[BEGIN Available data]

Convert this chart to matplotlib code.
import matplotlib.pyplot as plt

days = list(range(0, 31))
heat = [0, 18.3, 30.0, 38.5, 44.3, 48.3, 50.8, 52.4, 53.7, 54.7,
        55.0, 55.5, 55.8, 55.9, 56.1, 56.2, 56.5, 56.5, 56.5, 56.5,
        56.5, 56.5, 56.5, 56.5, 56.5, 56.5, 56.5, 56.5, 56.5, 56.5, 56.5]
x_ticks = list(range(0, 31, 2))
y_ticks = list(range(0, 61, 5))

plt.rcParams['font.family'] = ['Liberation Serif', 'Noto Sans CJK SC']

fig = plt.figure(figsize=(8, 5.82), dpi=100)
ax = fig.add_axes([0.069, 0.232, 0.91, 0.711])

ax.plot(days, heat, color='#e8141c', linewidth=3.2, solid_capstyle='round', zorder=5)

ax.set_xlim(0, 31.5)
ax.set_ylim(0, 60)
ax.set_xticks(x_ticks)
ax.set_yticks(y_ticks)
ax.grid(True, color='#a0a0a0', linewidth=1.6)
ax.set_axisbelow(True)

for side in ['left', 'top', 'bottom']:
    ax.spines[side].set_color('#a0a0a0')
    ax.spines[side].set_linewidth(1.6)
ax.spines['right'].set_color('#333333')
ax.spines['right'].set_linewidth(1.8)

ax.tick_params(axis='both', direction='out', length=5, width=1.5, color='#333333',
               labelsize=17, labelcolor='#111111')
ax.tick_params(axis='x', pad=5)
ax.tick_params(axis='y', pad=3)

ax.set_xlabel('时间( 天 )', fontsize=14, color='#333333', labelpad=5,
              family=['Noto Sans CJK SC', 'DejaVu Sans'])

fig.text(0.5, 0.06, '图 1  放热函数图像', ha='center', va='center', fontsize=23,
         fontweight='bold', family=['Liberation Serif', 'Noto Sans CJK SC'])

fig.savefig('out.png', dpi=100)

[END Available data]
[BEGIN Available data]

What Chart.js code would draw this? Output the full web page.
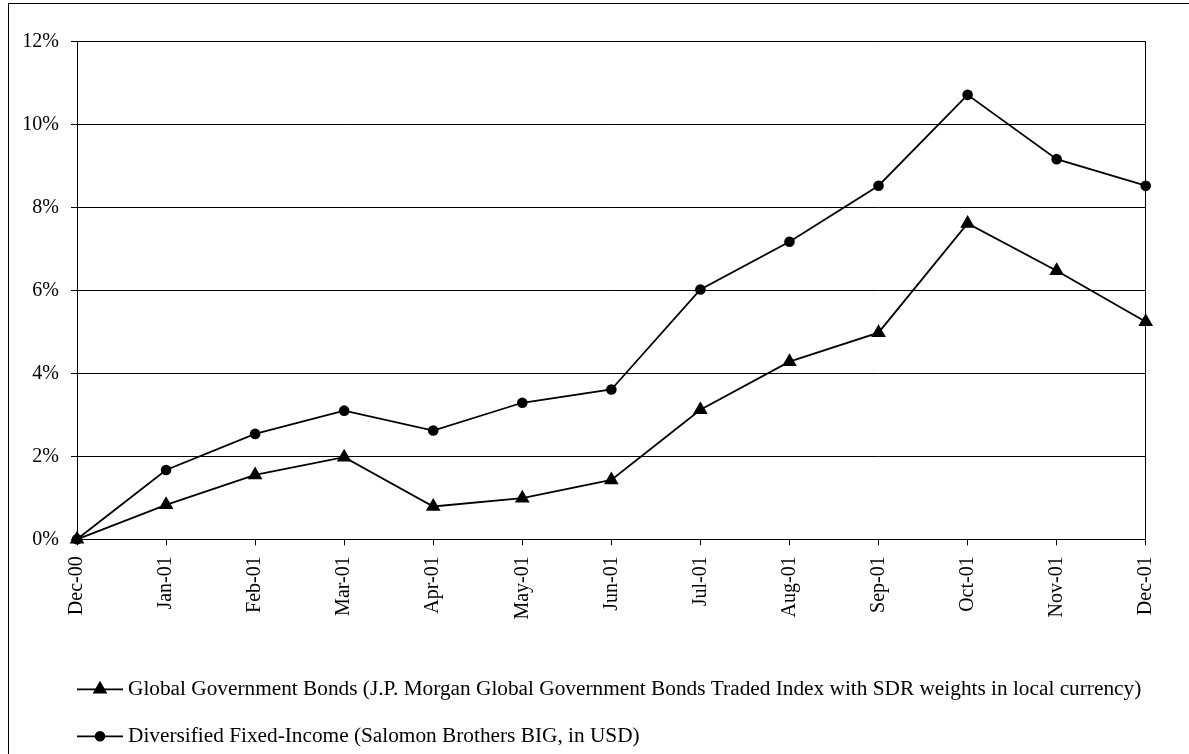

[END Available data]

Your goal: In the listing above, find the line containing "Convert this chart to matplotlib code." and the line containing "ax.spines['right'].set_linewidth(1.8)". Output them and every line between, exactly, and nothing else.

Answer to the task:
Convert this chart to matplotlib code.
import matplotlib.pyplot as plt

days = list(range(0, 31))
heat = [0, 18.3, 30.0, 38.5, 44.3, 48.3, 50.8, 52.4, 53.7, 54.7,
        55.0, 55.5, 55.8, 55.9, 56.1, 56.2, 56.5, 56.5, 56.5, 56.5,
        56.5, 56.5, 56.5, 56.5, 56.5, 56.5, 56.5, 56.5, 56.5, 56.5, 56.5]
x_ticks = list(range(0, 31, 2))
y_ticks = list(range(0, 61, 5))

plt.rcParams['font.family'] = ['Liberation Serif', 'Noto Sans CJK SC']

fig = plt.figure(figsize=(8, 5.82), dpi=100)
ax = fig.add_axes([0.069, 0.232, 0.91, 0.711])

ax.plot(days, heat, color='#e8141c', linewidth=3.2, solid_capstyle='round', zorder=5)

ax.set_xlim(0, 31.5)
ax.set_ylim(0, 60)
ax.set_xticks(x_ticks)
ax.set_yticks(y_ticks)
ax.grid(True, color='#a0a0a0', linewidth=1.6)
ax.set_axisbelow(True)

for side in ['left', 'top', 'bottom']:
    ax.spines[side].set_color('#a0a0a0')
    ax.spines[side].set_linewidth(1.6)
ax.spines['right'].set_color('#333333')
ax.spines['right'].set_linewidth(1.8)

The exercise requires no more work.